#### [YOUR GOAL]
Reproduce the listing below in full and without alteration, apart from its pictures.

#### [GIVEN INFORMATION]
++++++
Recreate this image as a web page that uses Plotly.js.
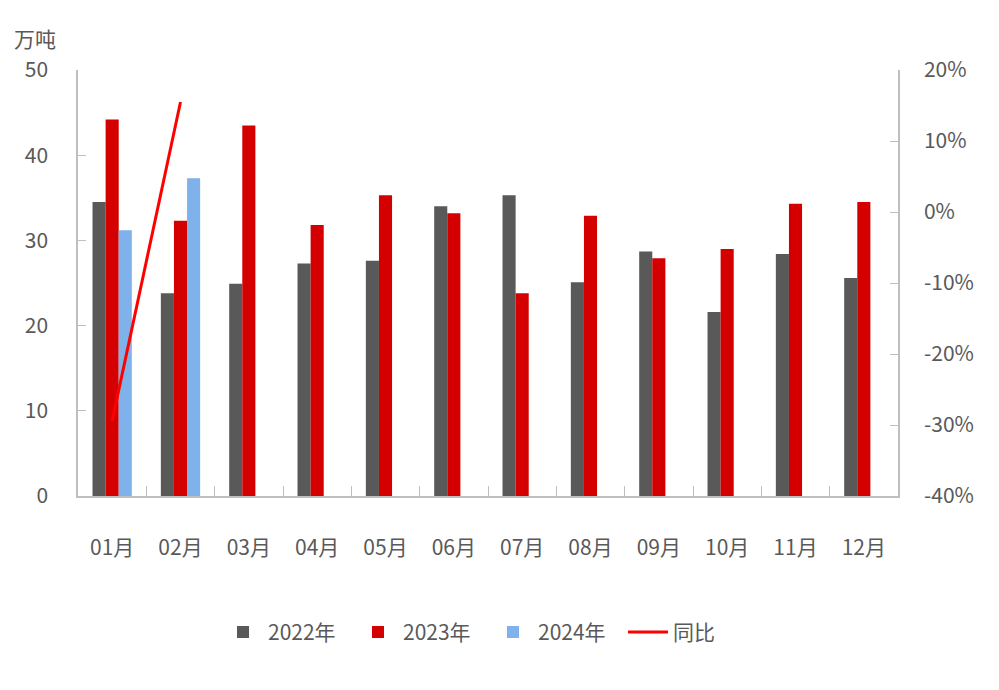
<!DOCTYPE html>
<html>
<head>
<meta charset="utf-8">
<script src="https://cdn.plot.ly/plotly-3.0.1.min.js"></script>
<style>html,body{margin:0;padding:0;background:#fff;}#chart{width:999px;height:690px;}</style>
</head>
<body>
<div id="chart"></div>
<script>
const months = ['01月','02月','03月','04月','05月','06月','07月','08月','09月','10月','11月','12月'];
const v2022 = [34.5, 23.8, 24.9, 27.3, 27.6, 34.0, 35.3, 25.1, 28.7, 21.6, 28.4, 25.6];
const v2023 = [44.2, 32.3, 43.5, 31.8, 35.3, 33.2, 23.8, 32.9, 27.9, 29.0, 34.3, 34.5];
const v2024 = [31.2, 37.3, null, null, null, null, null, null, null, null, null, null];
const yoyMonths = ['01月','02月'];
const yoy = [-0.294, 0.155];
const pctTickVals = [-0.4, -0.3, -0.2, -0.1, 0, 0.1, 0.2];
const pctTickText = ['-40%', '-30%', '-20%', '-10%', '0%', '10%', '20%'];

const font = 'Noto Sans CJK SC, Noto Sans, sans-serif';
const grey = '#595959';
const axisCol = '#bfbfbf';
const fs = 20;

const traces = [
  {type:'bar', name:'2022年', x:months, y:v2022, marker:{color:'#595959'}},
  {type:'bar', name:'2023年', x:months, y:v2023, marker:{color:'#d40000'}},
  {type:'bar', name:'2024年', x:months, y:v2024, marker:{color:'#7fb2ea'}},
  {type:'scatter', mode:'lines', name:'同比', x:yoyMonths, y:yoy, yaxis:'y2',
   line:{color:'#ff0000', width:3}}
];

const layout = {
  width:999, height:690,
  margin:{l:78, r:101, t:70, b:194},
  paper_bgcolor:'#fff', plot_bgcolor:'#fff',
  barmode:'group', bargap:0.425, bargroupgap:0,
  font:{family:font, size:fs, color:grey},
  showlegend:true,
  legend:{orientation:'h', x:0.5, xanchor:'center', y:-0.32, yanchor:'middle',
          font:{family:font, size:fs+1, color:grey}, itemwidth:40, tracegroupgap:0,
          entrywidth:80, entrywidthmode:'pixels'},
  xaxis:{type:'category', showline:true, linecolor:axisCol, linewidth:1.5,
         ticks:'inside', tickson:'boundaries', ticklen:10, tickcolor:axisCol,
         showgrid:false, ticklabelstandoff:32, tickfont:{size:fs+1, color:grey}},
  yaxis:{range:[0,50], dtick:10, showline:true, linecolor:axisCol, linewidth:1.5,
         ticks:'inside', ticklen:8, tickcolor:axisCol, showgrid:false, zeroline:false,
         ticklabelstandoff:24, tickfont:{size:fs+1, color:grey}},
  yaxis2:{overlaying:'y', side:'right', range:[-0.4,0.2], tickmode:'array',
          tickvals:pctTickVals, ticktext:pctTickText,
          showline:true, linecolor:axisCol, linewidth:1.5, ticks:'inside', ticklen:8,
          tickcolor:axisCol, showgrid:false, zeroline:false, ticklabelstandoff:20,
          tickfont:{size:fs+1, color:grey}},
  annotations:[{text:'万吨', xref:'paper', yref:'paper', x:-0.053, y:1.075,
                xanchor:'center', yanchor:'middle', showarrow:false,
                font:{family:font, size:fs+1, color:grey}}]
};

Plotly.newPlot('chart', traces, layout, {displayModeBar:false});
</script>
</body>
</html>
++++++
#### [SOLUTION]
Recreate this image as a web page that uses Plotly.js.
<!DOCTYPE html>
<html>
<head>
<meta charset="utf-8">
<script src="https://cdn.plot.ly/plotly-3.0.1.min.js"></script>
<style>html,body{margin:0;padding:0;background:#fff;}#chart{width:999px;height:690px;}</style>
</head>
<body>
<div id="chart"></div>
<script>
const months = ['01月','02月','03月','04月','05月','06月','07月','08月','09月','10月','11月','12月'];
const v2022 = [34.5, 23.8, 24.9, 27.3, 27.6, 34.0, 35.3, 25.1, 28.7, 21.6, 28.4, 25.6];
const v2023 = [44.2, 32.3, 43.5, 31.8, 35.3, 33.2, 23.8, 32.9, 27.9, 29.0, 34.3, 34.5];
const v2024 = [31.2, 37.3, null, null, null, null, null, null, null, null, null, null];
const yoyMonths = ['01月','02月'];
const yoy = [-0.294, 0.155];
const pctTickVals = [-0.4, -0.3, -0.2, -0.1, 0, 0.1, 0.2];
const pctTickText = ['-40%', '-30%', '-20%', '-10%', '0%', '10%', '20%'];

const font = 'Noto Sans CJK SC, Noto Sans, sans-serif';
const grey = '#595959';
const axisCol = '#bfbfbf';
const fs = 20;

const traces = [
  {type:'bar', name:'2022年', x:months, y:v2022, marker:{color:'#595959'}},
  {type:'bar', name:'2023年', x:months, y:v2023, marker:{color:'#d40000'}},
  {type:'bar', name:'2024年', x:months, y:v2024, marker:{color:'#7fb2ea'}},
  {type:'scatter', mode:'lines', name:'同比', x:yoyMonths, y:yoy, yaxis:'y2',
   line:{color:'#ff0000', width:3}}
];

const layout = {
  width:999, height:690,
  margin:{l:78, r:101, t:70, b:194},
  paper_bgcolor:'#fff', plot_bgcolor:'#fff',
  barmode:'group', bargap:0.425, bargroupgap:0,
  font:{family:font, size:fs, color:grey},
  showlegend:true,
  legend:{orientation:'h', x:0.5, xanchor:'center', y:-0.32, yanchor:'middle',
          font:{family:font, size:fs+1, color:grey}, itemwidth:40, tracegroupgap:0,
          entrywidth:80, entrywidthmode:'pixels'},
  xaxis:{type:'category', showline:true, linecolor:axisCol, linewidth:1.5,
         ticks:'inside', tickson:'boundaries', ticklen:10, tickcolor:axisCol,
         showgrid:false, ticklabelstandoff:32, tickfont:{size:fs+1, color:grey}},
  yaxis:{range:[0,50], dtick:10, showline:true, linecolor:axisCol, linewidth:1.5,
         ticks:'inside', ticklen:8, tickcolor:axisCol, showgrid:false, zeroline:false,
         ticklabelstandoff:24, tickfont:{size:fs+1, color:grey}},
  yaxis2:{overlaying:'y', side:'right', range:[-0.4,0.2], tickmode:'array',
          tickvals:pctTickVals, ticktext:pctTickText,
          showline:true, linecolor:axisCol, linewidth:1.5, ticks:'inside', ticklen:8,
          tickcolor:axisCol, showgrid:false, zeroline:false, ticklabelstandoff:20,
          tickfont:{size:fs+1, color:grey}},
  annotations:[{text:'万吨', xref:'paper', yref:'paper', x:-0.053, y:1.075,
                xanchor:'center', yanchor:'middle', showarrow:false,
                font:{family:font, size:fs+1, color:grey}}]
};

Plotly.newPlot('chart', traces, layout, {displayModeBar:false});
</script>
</body>
</html>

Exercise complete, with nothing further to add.